I need to prove that if $W$ is a Brownian motion then $W'(t)=tW(1/t), t >0, W'(0)=0$ is a Brownian motion.

It is continuous and by using the law of large numbers for Brownian motion it is continuous in 0 aswell. I am able to prove stationary increments, and that the increments are normally distributed with variance of the length of the increment. My difficulty is independent increments.

Let $0<s_1<s_2<\ldots s_n$.

I need to prove that $W'(s_n)-W'(s_{n-1}),W'(s_{n-1})-W'(s_{n-2}),\ldots, W'(s_1)$, are mutually independent.
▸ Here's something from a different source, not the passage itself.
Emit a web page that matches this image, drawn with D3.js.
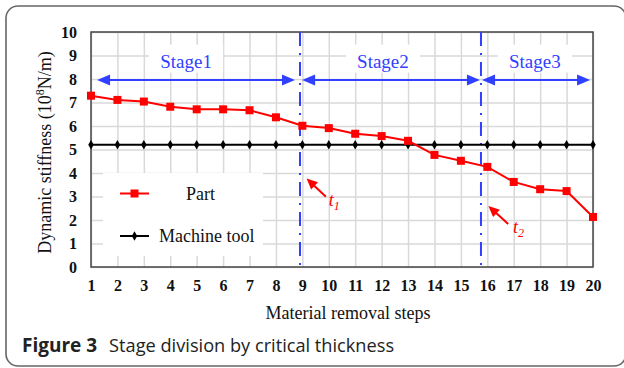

This means I need to prove that:

$s_nW(1/s_n)-s_{n-1}W(1/s_{n-1}), s_{n-1}W(1/s_{n-1})-s_{n-2}W(1/s_{n-2}), \ldots,s_1W(1/s_1)$ are mutually independent.

Since we have that $1/s_n<1/s_{n-1}<\ldots <1/s_1$. I have from the independence of Brownian increments that: $W(1/s_1)-W(1/s_2), W(1/s_2)-W(1/s_3),\ldots, W(1/s_{n-1})-W(1/s_n), W(1/s_n)$ are mutually independent.
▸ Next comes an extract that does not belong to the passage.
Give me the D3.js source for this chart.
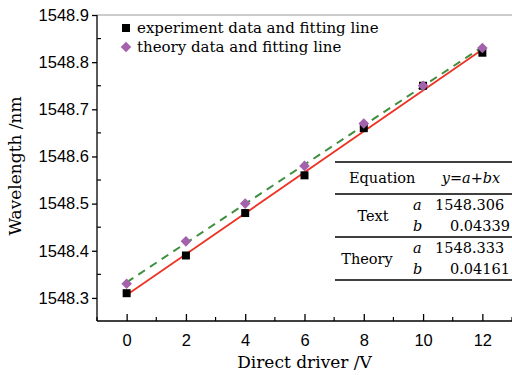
<!DOCTYPE html>
<html>
<head>
<meta charset="utf-8">
<script src="https://cdn.jsdelivr.net/npm/d3@7"></script>
<style>
  body { margin: 0; background: #fff; }
  svg { font-family: "DejaVu Serif", serif; }
  .axis path, .axis line { stroke: #000; stroke-width: 1.3; }
  .axis text { font-size: 16.5px; fill: #000; }
</style>
</head>
<body>
<div id="chart"></div>
<script>
// data
var voltage = [0, 2, 4, 6, 8, 10, 12];
var experiment = [1548.31, 1548.39, 1548.48, 1548.56, 1548.66, 1548.75, 1548.82];
var theory = [1548.33, 1548.42, 1548.50, 1548.58, 1548.67, 1548.75, 1548.83];
var expFit = {a: 1548.306, b: 0.04339};
var theoryFit = {a: 1548.333, b: 0.04161};
var xTicks = [0, 2, 4, 6, 8, 10, 12];
var yTicks = [1548.3, 1548.4, 1548.5, 1548.6, 1548.7, 1548.8, 1548.9];
var legendLabels = ["experiment data and fitting line", "theory data and fitting line"];
var tableRows = [
  {name: "Text", a: "1548.306", b: "0.04339"},
  {name: "Theory", a: "1548.333", b: "0.04161"}
];

var width = 512, height = 375;
var margin = {top: 15, right: 0, bottom: 54, left: 97};
var w = width - margin.left - margin.right;
var h = height - margin.top - margin.bottom;

var svg = d3.select("#chart").append("svg").attr("width", width).attr("height", height);
var g = svg.append("g").attr("transform", "translate(" + margin.left + "," + margin.top + ")");

var x = d3.scaleLinear().domain([-1, 13]).range([0, w]);
var y = d3.scaleLinear().domain([1548.25, 1548.9]).range([h + 0.5, 0]);

// top frame line
g.append("line").attr("x1", 0).attr("x2", w).attr("y1", 0).attr("y2", 0)
  .attr("stroke", "#999").attr("stroke-width", 1);

// minor ticks
var xMinor = d3.range(-1, 14, 1).filter(function(d) { return d % 2 != 0; });
g.selectAll(".xminor").data(xMinor).enter().append("line")
  .attr("x1", function(d) { return x(d); }).attr("x2", function(d) { return x(d); })
  .attr("y1", h).attr("y2", h - 4).attr("stroke", "#000").attr("stroke-width", 1.2);
var yMinor = [1548.35, 1548.45, 1548.55, 1548.65, 1548.75, 1548.85];
g.selectAll(".yminor").data(yMinor).enter().append("line")
  .attr("x1", 0).attr("x2", 4)
  .attr("y1", function(d) { return y(d); }).attr("y2", function(d) { return y(d); })
  .attr("stroke", "#000").attr("stroke-width", 1.2);

var xAxis = d3.axisBottom(x).tickValues(xTicks).tickSizeInner(-7).tickSizeOuter(0).tickPadding(13);
var yAxis = d3.axisLeft(y).tickValues(yTicks).tickSizeInner(5).tickSizeOuter(0).tickPadding(3)
  .tickFormat(d3.format(".1f"));
g.append("g").attr("class", "x axis").attr("transform", "translate(0," + h + ")").call(xAxis);
g.append("g").attr("class", "y axis").call(yAxis);
g.select(".x.axis .domain").attr("d", "M0,0H" + w);
g.select(".y.axis .domain").attr("d", "M0,0V" + h);

// axis titles
svg.append("text").attr("x", margin.left + x(6)).attr("y", 368)
  .attr("text-anchor", "middle").attr("font-size", 17).text("Direct driver /V");
svg.append("text").attr("transform", "translate(21," + (margin.top + y(1548.58)) + ") rotate(-90)")
  .attr("text-anchor", "middle").attr("font-size", 17).text("Wavelength /nm");

// fitting lines
var fitLine = function(f) {
  return [0, 12].map(function(v) { return [x(v), y(f.a + f.b * v)]; });
};
g.append("path").attr("d", d3.line()(fitLine(theoryFit)))
  .attr("fill", "none").attr("stroke", "#3f8f3f").attr("stroke-width", 2)
  .attr("stroke-dasharray", "8,6");
g.append("path").attr("d", d3.line()(fitLine(expFit)))
  .attr("fill", "none").attr("stroke", "#ec3324").attr("stroke-width", 1.8);

// markers
var sq = d3.symbol().type(d3.symbolSquare).size(64);
var dia = d3.symbol().type(d3.symbolSquare).size(56);
g.selectAll(".exp").data(voltage).enter().append("path")
  .attr("d", sq)
  .attr("transform", function(d, i) { return "translate(" + x(d) + "," + y(experiment[i]) + ")"; })
  .attr("fill", "#000");
g.selectAll(".theo").data(voltage).enter().append("path")
  .attr("d", dia)
  .attr("transform", function(d, i) { return "translate(" + x(d) + "," + y(theory[i]) + ") rotate(45)"; })
  .attr("fill", "#a362ab");

// legend
var legend = svg.append("g");
legend.append("path").attr("d", sq).attr("transform", "translate(126,28)").attr("fill", "#000");
legend.append("path").attr("d", dia).attr("transform", "translate(126,47) rotate(45)").attr("fill", "#a362ab");
legend.selectAll("text").data(legendLabels).enter().append("text")
  .attr("x", 137).attr("y", function(d, i) { return 33 + i * 19; })
  .attr("font-size", 15).text(function(d) { return d; });

// table
var tbl = svg.append("g").attr("font-size", 14.5);
[162, 194, 237, 280].forEach(function(yy) {
  tbl.append("line").attr("x1", 335).attr("x2", 512).attr("y1", yy).attr("y2", yy)
    .attr("stroke", "#000").attr("stroke-width", 1.6);
});
tbl.append("text").attr("x", 349).attr("y", 183).text("Equation");
tbl.append("text").attr("x", 471).attr("y", 183).attr("text-anchor", "middle")
  .attr("font-style", "italic").text("y=a+bx");
tableRows.forEach(function(r, i) {
  var y0 = 194 + i * 43;
  tbl.append("text").attr("x", i == 0 ? 373 : 367).attr("y", y0 + 27)
    .attr("text-anchor", "middle").text(r.name);
  tbl.append("text").attr("x", 413).attr("y", y0 + 16).attr("font-style", "italic").text("a");
  tbl.append("text").attr("x", 413).attr("y", y0 + 37).attr("font-style", "italic").text("b");
  tbl.append("text").attr("x", 435).attr("y", y0 + 16).text(r.a);
  tbl.append("text").attr("x", 510).attr("y", y0 + 37).attr("text-anchor", "end").text(r.b);
});
</script>
</body>
</html>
I have tried calculating the characteristic functions of the increments, but I don't get it to work. I was only able to do this for two points. Is there any other way to do it? Do you have any idea on how to show the independent increments?

Answer 1

Hints:

1. Show that $(W_t')_{t \geq 0}$ is a Gaussian process. To this end, show that any vector $Y := (W_{t_1}',\ldots,W_{t_n}')$ can be written in the form $$Y = A \cdot X$$ for some (deterministic) matrix $A$ and $X := (W_{1/t_1},\ldots,W_{1/t_n})$.

2. Recall the following statement:

   Let $Y = (Y_1,\ldots,Y_n)$ be a Gaussian random vector. Then $Y_1,\ldots,Y_n$ are (mutually) independent if, and only if, $\text{cov}(Y_i,Y_j) = 0$ for all $i \neq j$.

3. Since $(W_t')_{t \geq 0}$ is Gaussian, we know that $Y:=(W_{t_1}',W_{t_2}'-W_{t_1}',\ldots,W_{t_n}'-W_{t_{n-1}}')$ is a Gaussian random vector. Check that $\mathbb{E}(W_{t_j}'-W_{t_{j-1}}')=0$ and $$\mathbb{E}\bigg((W_{t_j}'-W_{t_{j-1}}') \cdot (W_{t_k}'-W_{t_{k-1}}')\bigg)=0$$ for all $j \neq k$.
4. Conclude from step 2 that $(W_t')_{t \geq 0}$ has independent increments.